As a detached, twenty-first century observer whose primary entrance into the reality of such an institution is through archived records of patient files I must say that notes written by the clinical and administrative team leave much to be desired. In barely legible and sloppy writing doctors and nurses frequently refer to inmates as ‘dumb’, ‘stupid’, and ‘imbecilic’ (politically incorrect language by today’s standards), transliterate over previously recorded notes, and make an unapologetic barrage of grammatical and syntactical errors. In short, these books provided an overarching example of everything clinical notes shouldn’t be. In some instances the progress notes would end abruptly and continue some ten or fifteen years into the future; in others the personal and diagnostic details were minimalistic and insufficient; and in others the inevitable fate of the patient (i.e. discharged and recovered, escaped, or died) were entirely absent. Judging from the fact that there is a complete absence of commentary in some files between the years 1919 to 1934, I would surmise that the superintendent managing the institution during that time probably wasn’t a big believer in recording and tabulating the mental and physical condition of the inmates. Either that or he couldn’t write.

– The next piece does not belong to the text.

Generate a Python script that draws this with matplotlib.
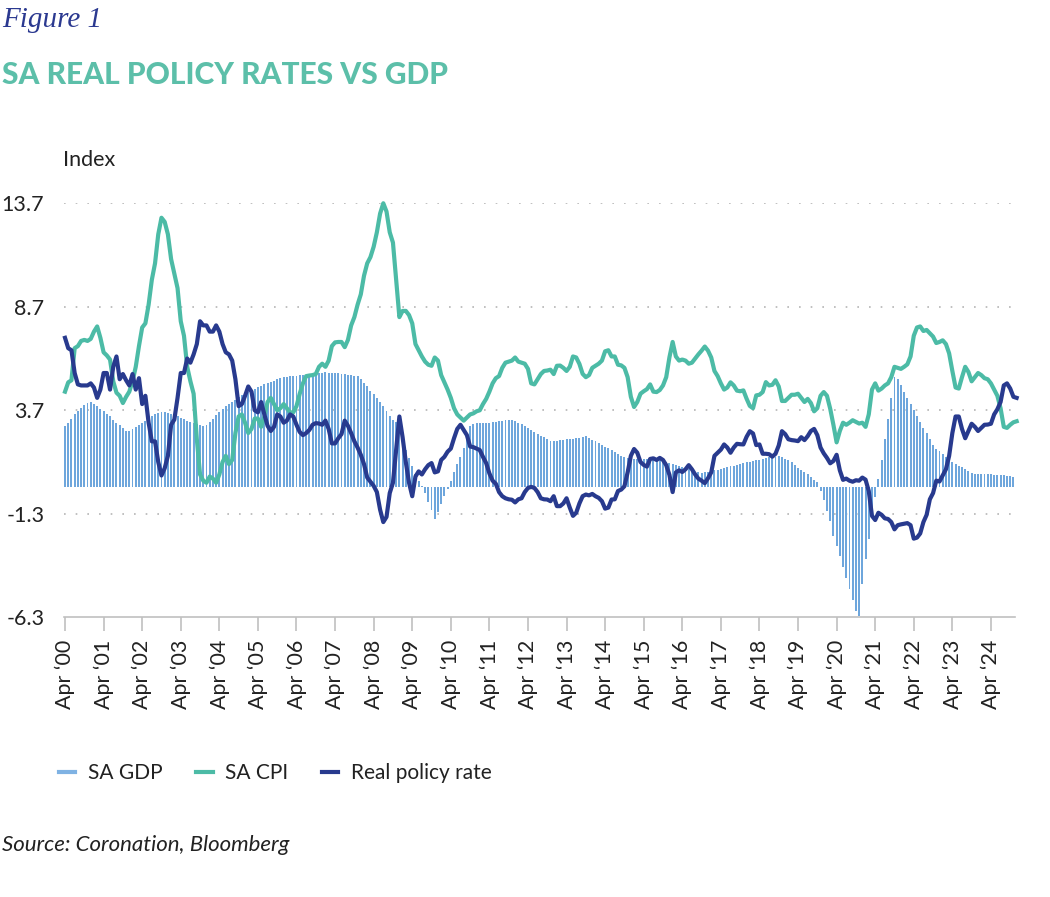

We need only invoke the intellectual and cultural milieus of the late 1800s and early 1900s to understand what other sinister events transpired within the asylum walls. Offences of sexual indiscretion like masturbation and deliberate attempts at harming fellow inmates were punishable by solitary confinement and sadistic torture with various mechanical contraptions. Where inmates became chronically manic and subsequently unmanageable the in-house psychiatrists would have resorted to bleeding, electroconvulsive therapy, frontal-lobe lobotomy, and other treatments deemed permissible by the antiquated science of phrenology in an effort to restore their failing ‘sanity’. Operating squarely within the parameters of a defective intellectual and clinical model, the asylum would have failed in most of its attempts to ‘fix’ mental problems and physical ailments. Ararat was in an insignificant and little known corner of the known world, far removed from the philosophical innovations inaugurated by medical practitioners first in Europe and then the United States of America. Psychiatric breakthroughs attributed to Sigmund Freud and the army of psychoanalytic thinkers that followed him, for instance the development of free association tests and dream analysis aimed at identifying feeling-toned autonomous complexes within the recesses of the unconscious which we now know are responsible for the evolution of certain psychopathological conditions, wasn’t officially recognized as a feasible treatment option in Australian medical circles until the 1930s.

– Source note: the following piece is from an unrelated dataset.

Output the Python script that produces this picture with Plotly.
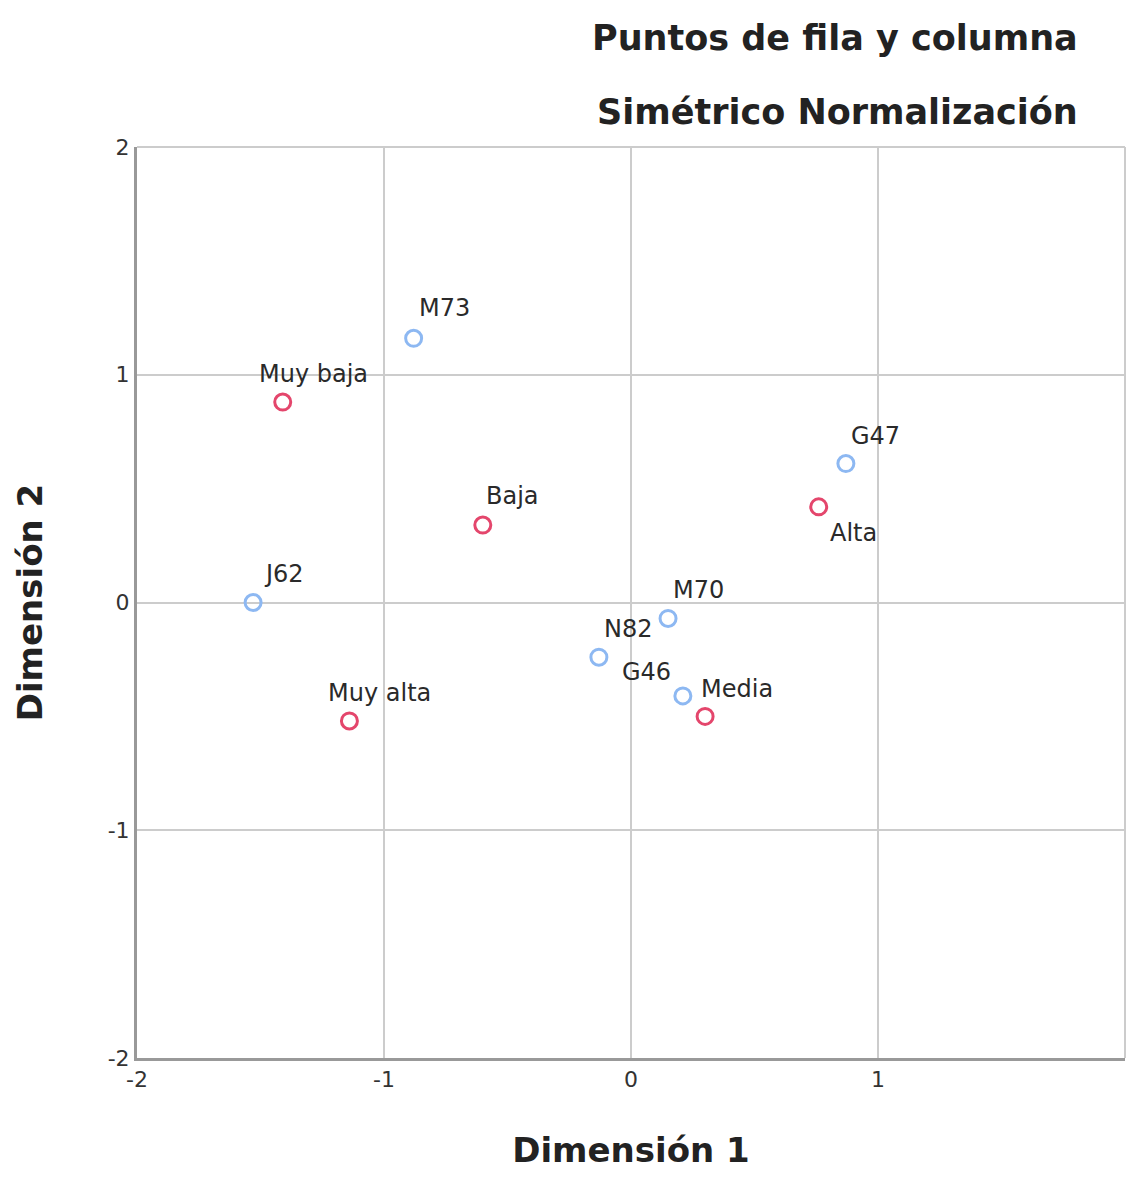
import plotly.graph_objects as go

# row points (Nivel)
row_labels = ["Muy baja", "Baja", "Media", "Alta", "Muy alta"]
row_dim1 = [-1.41, -0.60, 0.30, 0.76, -1.14]
row_dim2 = [0.88, 0.34, -0.50, 0.42, -0.52]

# column points (codes)
col_labels = ["M73", "G47", "J62", "M70", "N82", "G46"]
col_dim1 = [-0.88, 0.87, -1.53, 0.15, -0.13, 0.21]
col_dim2 = [1.16, 0.61, 0.00, -0.07, -0.24, -0.41]

ticks = [-2, -1, 0, 1, 2]
tick_text = ["-2", "-1", "0", "1", "2"]

# label offsets in px (xshift, yshift)
offsets = {
    "Muy baja": (31, 28), "Baja": (30, 29), "Media": (32, 27), "Alta": (35, -26),
    "Muy alta": (30, 28), "M73": (31, 30), "G47": (30, 28), "J62": (31, 29),
    "M70": (30, 28), "N82": (30, 28), "G46": (-36, 24),
}

RED = "#e4466c"
BLUE = "#8db8f2"
FONT = "DejaVu Sans, Arial, sans-serif"

W, H = 1119, 1162
ML, MR, MT, MB = 129, 2, 139, 112

fig = go.Figure()
fig.add_trace(go.Scatter(
    x=row_dim1, y=row_dim2, mode="markers", name="Fila",
    marker=dict(symbol="circle-open", size=16, color=RED, line=dict(width=3, color=RED)),
))
fig.add_trace(go.Scatter(
    x=col_dim1, y=col_dim2, mode="markers", name="Columna",
    marker=dict(symbol="circle-open", size=16, color=BLUE, line=dict(width=3, color=BLUE)),
))

annotations = []
for labels, xs, ys in [(row_labels, row_dim1, row_dim2), (col_labels, col_dim1, col_dim2)]:
    for lab, x, y in zip(labels, xs, ys):
        dx, dy = offsets[lab]
        annotations.append(dict(
            x=x, y=y, text=lab, showarrow=False, xshift=dx, yshift=dy,
            font=dict(family=FONT, size=24, color="#2a2a2a"),
        ))

# titles, placed in pixel terms then mapped to paper coords
pw = W - ML - MR
ph = H - MT - MB
for i, t in enumerate(["Puntos de fila y columna", "Simétrico Normalización"]):
    px, py = 1072, 30 + 74 * i
    annotations.append(dict(
        x=(px - ML) / pw, y=1 + (MT - py) / ph, xref="paper", yref="paper",
        xanchor="right", yanchor="middle", text="<b>%s</b>" % t,
        showarrow=False, font=dict(family=FONT, size=35, color="#222222"),
    ))

fig.update_layout(
    width=W, height=H,
    margin=dict(l=ML, r=MR, t=MT, b=MB),
    paper_bgcolor="white", plot_bgcolor="white",
    showlegend=False,
    font=dict(family=FONT, size=22, color="#333333"),
    annotations=annotations,
    shapes=[
        dict(type="line", xref="paper", yref="paper", x0=0, x1=1, y0=1, y1=1,
             line=dict(color="#cccccc", width=2), layer="below"),
        dict(type="line", xref="paper", yref="paper", x0=1, x1=1, y0=0, y1=1,
             line=dict(color="#cccccc", width=2), layer="below"),
    ],
)

fig.update_xaxes(
    range=[-2, 2], tickvals=ticks, ticktext=tick_text, showgrid=True, gridcolor="#cccccc", gridwidth=2,
    zeroline=False, showline=True, linecolor="#999999", linewidth=3,
    ticks="", tickfont=dict(size=22, color="#333333"),
    title=dict(text="<b>Dimensión 1</b>", font=dict(size=34, color="#222222"), standoff=50),
)
fig.update_yaxes(
    range=[-2, 2], tickvals=ticks, ticktext=tick_text, showgrid=True, gridcolor="#cccccc", gridwidth=2,
    zeroline=False, showline=True, linecolor="#999999", linewidth=3,
    ticks="", tickfont=dict(size=22, color="#333333"),
    title=dict(text="<b>Dimensión 2</b>", font=dict(size=34, color="#222222"), standoff=55),
)

fig.write_html("out.html")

Hence the timeframe beforehand must’ve been an administrative exercise of registering and labelling inmates; of shuttling them off into individual wards; and of providing superficial medical attention when complaints amplified beyond the habitual and customary level. At the end of the day such rudimentary care for individuals who were suffering the battering effects of mental degeneration coupled with physical undernourishment wouldn’t have been enough to thwart nature from taking its lamentable course. With a tattered immune system many would have swiftly capitulated to the bacteria-generated killers of the time–tuberculosis, pneumonia, and diarrhoea. This reality is demonstrated in the asylum’s mortality rate; about four to five inmates died weekly, and that’s when there wasn’t a sudden outbreak of contagious disease (i.e. malaria, cholera, typhoid, smallpox, and so forth). In a nutshell, Aradale was tantamount to an Egyptian sarcophagus, a human flesh eater.